Team:Dundee/Integrated Practices

Dundee 2016

Integrated Practices

Integrated Practices

Integrating Human Practices

For our project this year, we have to consider a wide range of ethical, scientific and legal questions relating to our final product. We are working with GMOs, a hot ethical topic of debate, and we want to feed animals these GMOs, requiring the approval and trust of governments, farming bodies and farmers, whilst reducing the quantity of antibiotics given to the animals, promoting concern over outbreaks and reduced rates of production of meat. For all of this bother, we are looking to reduce the rate of development of antimicrobial resistance and help prevent the next pandemic – but will anyone see that in the ethical and legislative minefield that is Genetically Modified Organisms?

Initially, our project started as a treatment for food poisoning – we would use bacteriocin-producing bacteria in a pro-biotic drink, where the bacteriocins would target common causes of food poisoning. We thought our project would have a great impact for those who are suffering from food poisoning as antibiotics are very rarely prescribed, and there are no other medical alternatives other than ‘waiting it out’. Using our method, we could treat the bacterial infection and have the patient starting to recover within 8-12 hours.

After consultations with doctors at NHS Tayside, the local branch of the National Health Service, and a final meeting at Food Standards Scotland, the feedback we received all pointed in one direction – we were going in the wrong direction. There were too many issues that we couldn’t fix – we couldn’t cover every single possible cause of food poisoning as this would be an almost impossible task, we couldn’t account for treating Norovirus as it isn’t caused by bacteria, and is responsible most cases of vomiting and diarrhoea, and we couldn’t be responsible for patients delaying seeking medical treatment while they first tried our remedy.
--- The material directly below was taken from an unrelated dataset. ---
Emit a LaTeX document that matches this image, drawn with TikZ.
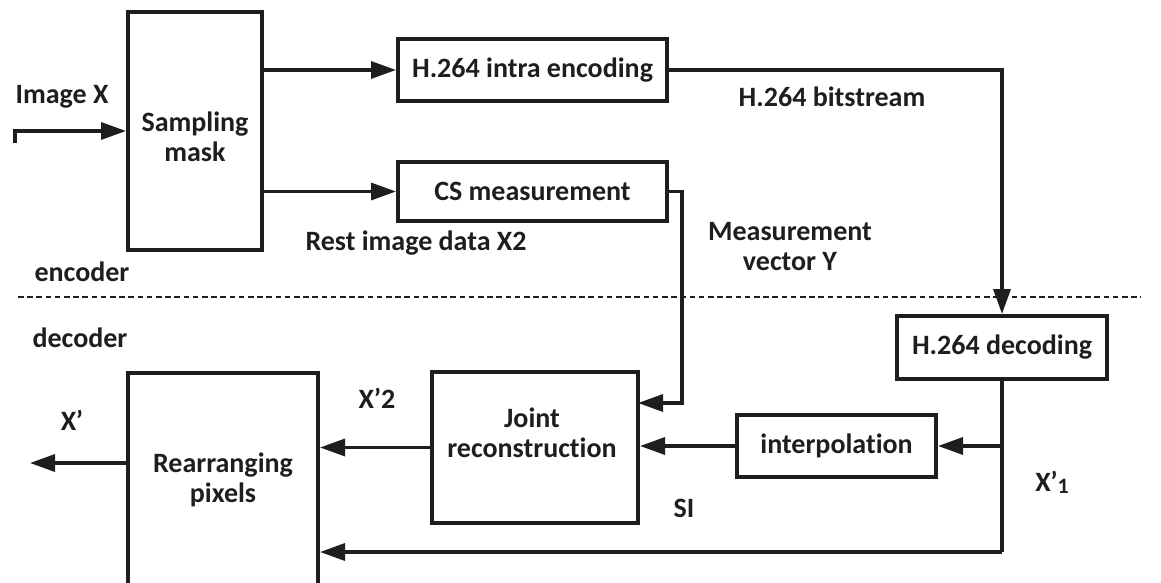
\documentclass[tikz,border=0pt]{standalone}
\usepackage{fontspec}
\setmainfont[RawFeature=-liga]{Carlito}
\usetikzlibrary{arrows.meta}
\definecolor{inkline}{HTML}{1E1E1E}
\tikzset{
  every node/.style={font=\bfseries\fontsize{14}{15}\selectfont, text=inkline},
  blockbox/.style={draw=inkline, line width=2pt, inner sep=0pt},
  lbl/.style={inner sep=0pt, align=center},
  flow/.style={draw=inkline, line width=1.7pt,
               -{Triangle[length=12.5pt, width=8.5pt]}},
  wire/.style={draw=inkline, line width=1.7pt},
  sepline/.style={draw=inkline, line width=1.2pt, dash pattern=on 2.8pt off 1.8pt},
}

\begin{document}
\begin{tikzpicture}[x=0.5pt, y=-0.5pt]
    \useasboundingbox (0,0) rectangle (1161,583);
    % encoder side
    \node[blockbox, minimum width=67pt, minimum height=119pt] (samp) at (195,131) {};
    \node[lbl] (samplbl) at (195,137) {Sampling\\mask};
    \node[blockbox, minimum width=134.5pt, minimum height=31pt] (intra) at (532.5,70) {H.264 intra encoding};
    \node[blockbox, minimum width=134.5pt, minimum height=29.5pt] (cs) at (532.5,191.5) {CS measurement};
    \node[lbl] (imgx) at (62,97) {Image X};
    \node[lbl] (bits) at (832,97) {H.264 bitstream};
    \node[lbl] (rest) at (416,243) {Rest image data X2};
    \node[lbl] (meas) at (790,246.5) {Measurement\\vector Y};
    \node[lbl] (enc) at (82,272) {encoder};
    \node[lbl] (dec) at (80,338) {decoder};
    \coordinate (sepL) at (18,297);
    \coordinate (sepR) at (1141,297);
    \draw[sepline] (sepL) -- (sepR);
    % decoder side
    \node[blockbox, minimum width=105pt, minimum height=31.5pt] (h264dec) at (1002,347.5) {H.264 decoding};
    \node[blockbox, minimum width=99.5pt, minimum height=31pt] (interp) at (836.5,446) {interpolation};
    \node[blockbox, minimum width=103pt, minimum height=75.5pt] (joint) at (535,447.5) {};
    \node[lbl] (jointlbl) at (532,433) {Joint\\reconstruction};
    \node[blockbox, minimum width=95pt, minimum height=106.5pt] (rearr) at (223,479.5) {};
    \node[lbl] (rearrlbl) at (223,480) {Rearranging\\pixels};
    \node[lbl] (xp) at (72,420) {X’};
    \node[lbl] (xp2) at (377,398) {X’2};
    \node[lbl] (si) at (684,508) {SI};
    \node[lbl] (xp1) at (1052,482) {X’\raisebox{-0.15ex}{\fontsize{11}{11}\selectfont 1}};
    % connectors
    \coordinate (inp) at (15,143);
    \coordinate (outp) at (30,463);
    \coordinate (cscorner) at (682,191.5);
    \coordinate (jointin) at (638,403);
    \coordinate (xone) at (1002,446);
    \coordinate (bot) at (1002,552);
    \draw[flow] (inp) |- (samp.west);
    \draw[flow] (samp.east |- intra.west) -- (intra.west);
    \draw[flow] (samp.east |- cs.west) -- (cs.west);
    \draw[flow] (intra.east) -| (h264dec.north);
    \draw[flow] (cs.east) -- (cscorner) |- (jointin);
    \draw[wire] (h264dec.south) -- (bot);
    \draw[flow] (bot) -- (bot -| rearr.east);
    \draw[flow] (xone) -- (interp.east);
    \draw[flow] (interp.west) -- (interp.west -| joint.east);
    \draw[flow] (joint.west) -- (joint.west -| rearr.east);
    \draw[flow] (rearr.west |- outp) -- (outp);
  \end{tikzpicture}
\end{document}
At Food Standards Scotland, all of this feedback came to a head when they suggested leaving the idea of treating the infections in humans, and aim our method at the source of the infections - livestock. Rather than creating a drink to cure all illnesses, start methodically removing the infections from the meat one at a time. We understood the need for this, and we believed our method could do this, so we redirected our project to removing pathogenic bacteria in chickens. We received further feedback form the Veterinary Medicines Directorate (VMD), a division of the Department for Environment, Food and Rural Affairs. Katherine Grace, a Veterinary Research Office for Antimicrobial Resistance, said our project was exciting and that it was definitely a step in the right direction. She suggested that aiming our method at a specific disease would improve the presentation of the method as we could identify a bacterial infection that our method could target. She suggested Post-Weaning Diarrhoea, found in pigs, would be a good place to start, as E. coli, which we are targeting, is the bacterial pathogen responsible. Without the feedback from these industry professionals, without consulting for and integrating their advice, we would still be trying to create a pro-biotic remedy.
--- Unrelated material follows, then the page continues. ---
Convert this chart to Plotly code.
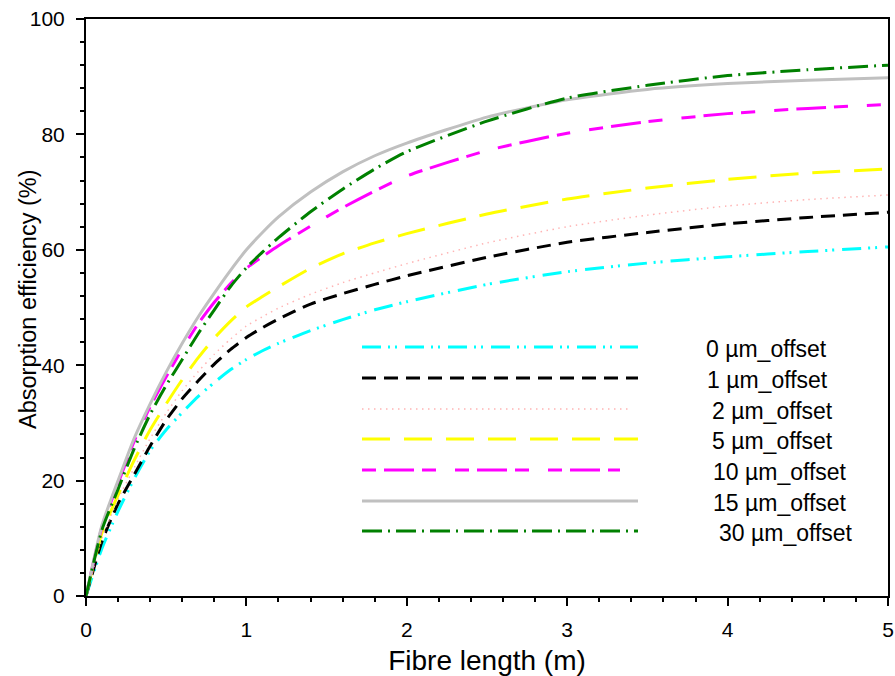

The Scottish government banned the cultivation of GM crops, stating “The cultivation of GM crops could damage Scotland’s rich environment and would threaten our reputation for producing high quality and natural foods.”

A study by Food Standards Scotland found that 51% of Scottish respondents surveyed were concerned over GMOs in their food. The equivalent body in England, the Food Standards Agency, found that 22% of English respondents were concerned by GMOs in their food. This large difference could be due to the stigma that has been built around GMOs in Scotland due to the Governments outright ban.

Upon further advice from Katherine Allan at the VMD and feedback from the public in our survey, we developed our design to include the ‘self-destruct’ lysis cassette that destroys the cell in response to bile salts in the animal’s intestine. This should address the concerns of GMOs entering the natural environment and eliminate the chance of release into the environment.